Costruire una rete con la galassia di associazioni che si battono per i diritti - a iniziare dai movimenti femministi (in primis con la Casa Internazionale dalla Donna, storica istituzione oggi a rischio di sfratto da parte dell’amministrazione Raggi, ma anche con le importanti esperienze di “Non una di meno” e “Lucha y Siesta) passando per le reti studentesche, centri sociali, movimenti per il diritto all’abitare, antirazzismo, associazioni di quartiere - deve essere l’asse portante del nostro intervento, attraverso un decentramento capillare della nostra presenza.

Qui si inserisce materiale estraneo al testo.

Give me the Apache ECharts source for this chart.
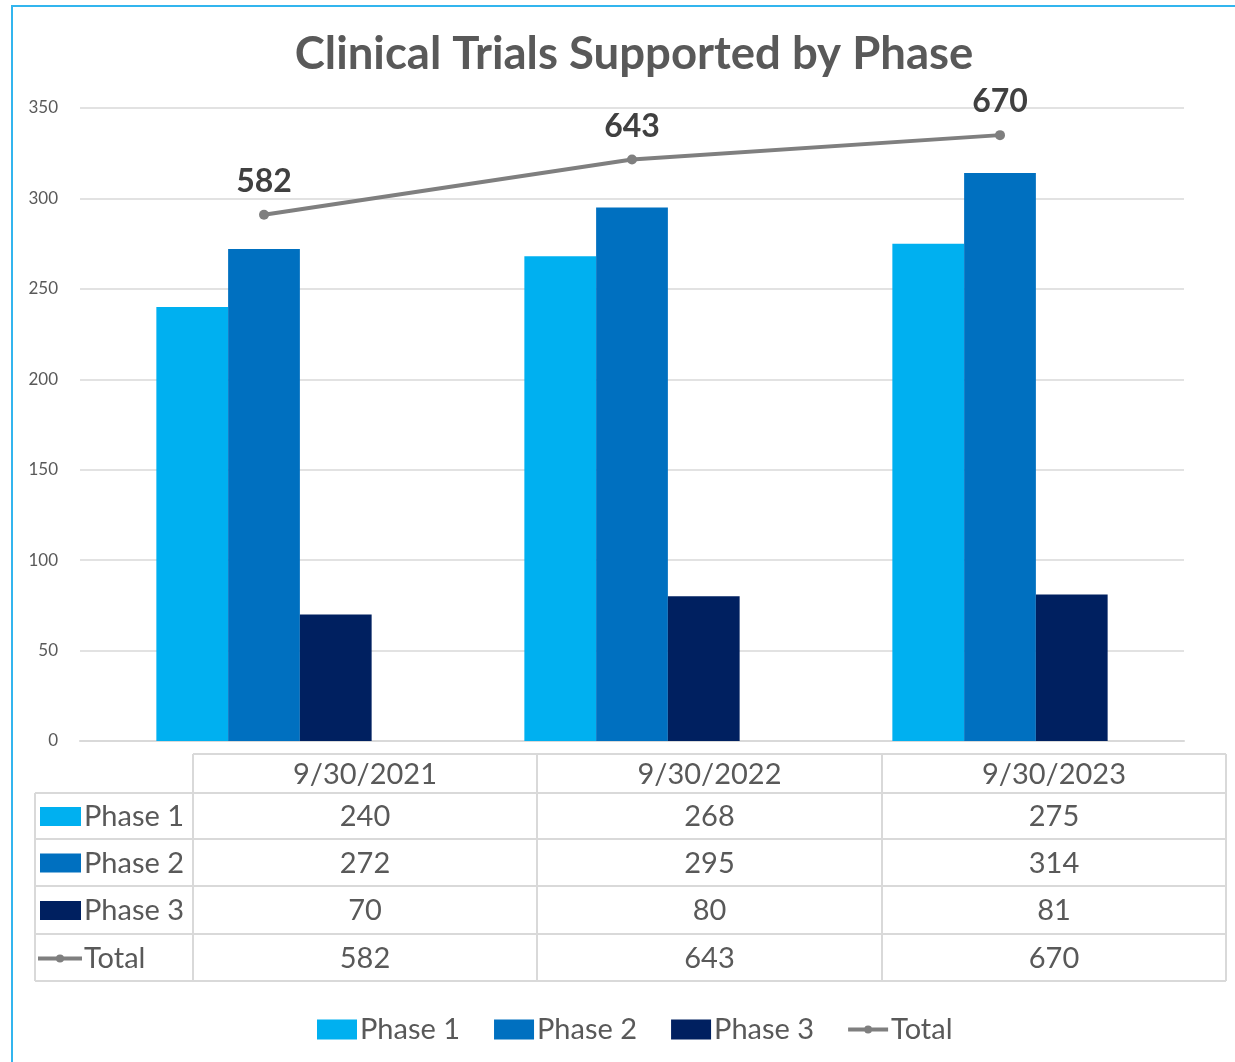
<!DOCTYPE html>
<html>
<head>
<meta charset="utf-8">
<script src="https://cdn.jsdelivr.net/npm/echarts@6/dist/echarts.min.js"></script>
<style>
html,body{margin:0;padding:0;background:#fff;}
#chart{width:1235px;height:1062px;}
</style>
</head>
<body>
<div id="chart"></div>
<script>
const categories = ['9/30/2021', '9/30/2022', '9/30/2023'];
const phase1 = [240, 268, 275];
const phase2 = [272, 295, 314];
const phase3 = [70, 80, 81];
const total = [582, 643, 670];
const seriesNames = ['Phase 1', 'Phase 2', 'Phase 3', 'Total'];
const yTicks = [0, 50, 100, 150, 200, 250, 300, 350];

const FONT = 'Lato';
const TXT = '#595959';
const colors = ['#00B0F0', '#0070C0', '#002060', '#7F7F7F'];
const TFS = 29;

const chart = echarts.init(document.getElementById('chart'));

// data table built from the arrays
const rows = [phase1, phase2, phase3, total];
const colX = [193, 537, 882, 1226];
const tableLeft = 35;
const rowY = [754, 793, 839, 886, 934, 981];
const lineColor = '#D9D9D9';
const g = [];
// chart border
g.push({type:'rect', shape:{x:12, y:6, width:1260, height:1100}, style:{fill:'none', stroke:'#33B5EE', lineWidth:2}, silent:true});
// horizontal lines
g.push({type:'line', shape:{x1:colX[0], y1:rowY[0], x2:colX[3], y2:rowY[0]}, style:{stroke:lineColor, lineWidth:2}});
for (let i = 1; i < rowY.length; i++) {
  g.push({type:'line', shape:{x1:tableLeft, y1:rowY[i], x2:colX[3], y2:rowY[i]}, style:{stroke:lineColor, lineWidth:2}});
}
// vertical lines
g.push({type:'line', shape:{x1:tableLeft, y1:rowY[1], x2:tableLeft, y2:rowY[5]}, style:{stroke:lineColor, lineWidth:2}});
colX.forEach(x => g.push({type:'line', shape:{x1:x, y1:rowY[0], x2:x, y2:rowY[5]}, style:{stroke:lineColor, lineWidth:2}}));
// header texts
categories.forEach((c, j) => {
  g.push({type:'text', x:(colX[j]+colX[j+1])/2, y:(rowY[0]+rowY[1])/2 + 1,
    style:{text:c, fill:TXT, font:TFS + 'px ' + FONT, textAlign:'center', textVerticalAlign:'middle'}});
});
rows.forEach((arr, i) => {
  const cy = (rowY[i+1] + rowY[i+2]) / 2 + 1;
  if (i < 3) {
    g.push({type:'rect', shape:{x:40, y:cy-10, width:41, height:19}, style:{fill:colors[i]}});
  } else {
    g.push({type:'line', shape:{x1:38, y1:cy, x2:82, y2:cy}, style:{stroke:colors[3], lineWidth:4}});
    g.push({type:'circle', shape:{cx:60, cy:cy, r:4}, style:{fill:colors[3]}});
  }
  g.push({type:'text', x:84, y:cy, style:{text:seriesNames[i], fill:TXT, font:TFS + 'px ' + FONT, textAlign:'left', textVerticalAlign:'middle'}});
  arr.forEach((v, j) => {
    g.push({type:'text', x:(colX[j]+colX[j+1])/2, y:cy, style:{text:String(v), fill:TXT, font:TFS + 'px ' + FONT, textAlign:'center', textVerticalAlign:'middle'}});
  });
});

const barCommon = {type:'bar', barGap:'0%', barCategoryGap:'41.5%', yAxisIndex:0};
const totalIcon = 'path://M0,2L40,2L40,6L0,6Z M16,4A4,4 0 1 1 24,4A4,4 0 1 1 16,4Z';

chart.setOption({
  animation:false,
  textStyle:{fontFamily:FONT},
  title:{
    text:'Clinical Trials Supported by Phase',
    left:629, textAlign:'center', top:26,
    textStyle:{fontFamily:FONT, fontSize:45.5, fontWeight:'bold', color:'#595959'}
  },
  legend:{
    bottom:13, left:312,
    itemWidth:40, itemHeight:20, itemGap:34,
    textStyle:{fontFamily:FONT, fontSize:TFS, color:TXT, padding:[0,0,0,-2]},
    data:[
      {name:seriesNames[0], icon:'rect'},
      {name:seriesNames[1], icon:'rect'},
      {name:seriesNames[2], icon:'rect'},
      {name:seriesNames[3], icon:totalIcon, itemStyle:{color:colors[3]}}
    ]
  },
  grid:{left:80, right:51, top:108, bottom:321},
  xAxis:{
    type:'category', data:categories,
    axisLine:{show:true, lineStyle:{color:'#D9D9D9', width:2}},
    axisTick:{show:false}, axisLabel:{show:false}
  },
  yAxis:[{
    type:'value', min:0, max:350, interval:50,
    axisLine:{show:false}, axisTick:{show:false},
    axisLabel:{color:TXT, fontSize:17, fontFamily:FONT, margin:22,
      formatter: v => yTicks.indexOf(v) >= 0 ? String(v) : ''},
    splitLine:{lineStyle:{color:'#D9D9D9', width:1.5}}
  },{
    type:'value', min:0, max:700, show:false, splitLine:{show:false}
  }],
  series:[
    Object.assign({name:seriesNames[0], data:phase1, itemStyle:{color:colors[0]}}, barCommon),
    Object.assign({name:seriesNames[1], data:phase2, itemStyle:{color:colors[1]}}, barCommon),
    Object.assign({name:seriesNames[2], data:phase3, itemStyle:{color:colors[2]}}, barCommon),
    {
      name:seriesNames[3], type:'line', yAxisIndex:1, data:total,
      symbol:'circle', symbolSize:10,
      lineStyle:{color:colors[3], width:4}, itemStyle:{color:colors[3]},
      label:{show:true, position:'top', distance:12, fontSize:32, fontWeight:'bold', color:'#404040', fontFamily:FONT},
      z:5
    }
  ],
  graphic:g
});
</script>
</body>
</html>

Un dialogo con questa ricca galassia è stato iniziato con diverse iniziative, ma va ulteriormente sviluppato e deve divenire asse portante del nostro intervento. È urgente stringere i rapporti con i movimenti giovanili, protagonisti, negli ultimi tempi di importanti e partecipate mobilitazioni in difesa dell’ambiente e del loro stesso futuro generazionale. Tutto questo va tradotto in termini di nuova contrattazione e di apertura di una vertenza generale con la giunta Raggi, che non ha mantenuto le promesse, e con la stessa Regione Lazio.

Le sedi Cgil sul territorio non possono essere soltanto erogatrici di servizi e punto di riferimento per le leghe Spi, ma devono vedere la presenza di tutte le categorie (non solo per la consulenza), per la costruzione di vertenze territoriali. Nel momento politico attuale ciò appare il solo argine in grado di contrastare le possenti dinamiche di disgregazione ed egoismo sociale che generano chiusura in sé stessi e sono brodo di coltura per il razzismo e l’odio nei confronti dell’altro, visto come un potenziale concorrente al godimento dello scarso benessere rimasto, anziché come un possibile alleato. Per fare questo è indispensabile uno scatto in avanti e il ritorno al protagonismo delle Rsu, di delegati e delegate, di iscritte e iscritti.

È ineludibile il nodo della costruzione locale di una nuova sinistra sindacale, che sia portatrice di nuove pratiche e rapporti (compresi quelli interpersonali) all’interno della Cgil, valorizzando la ricchezza di pluralità, da sempre presente nella nostra organizzazione.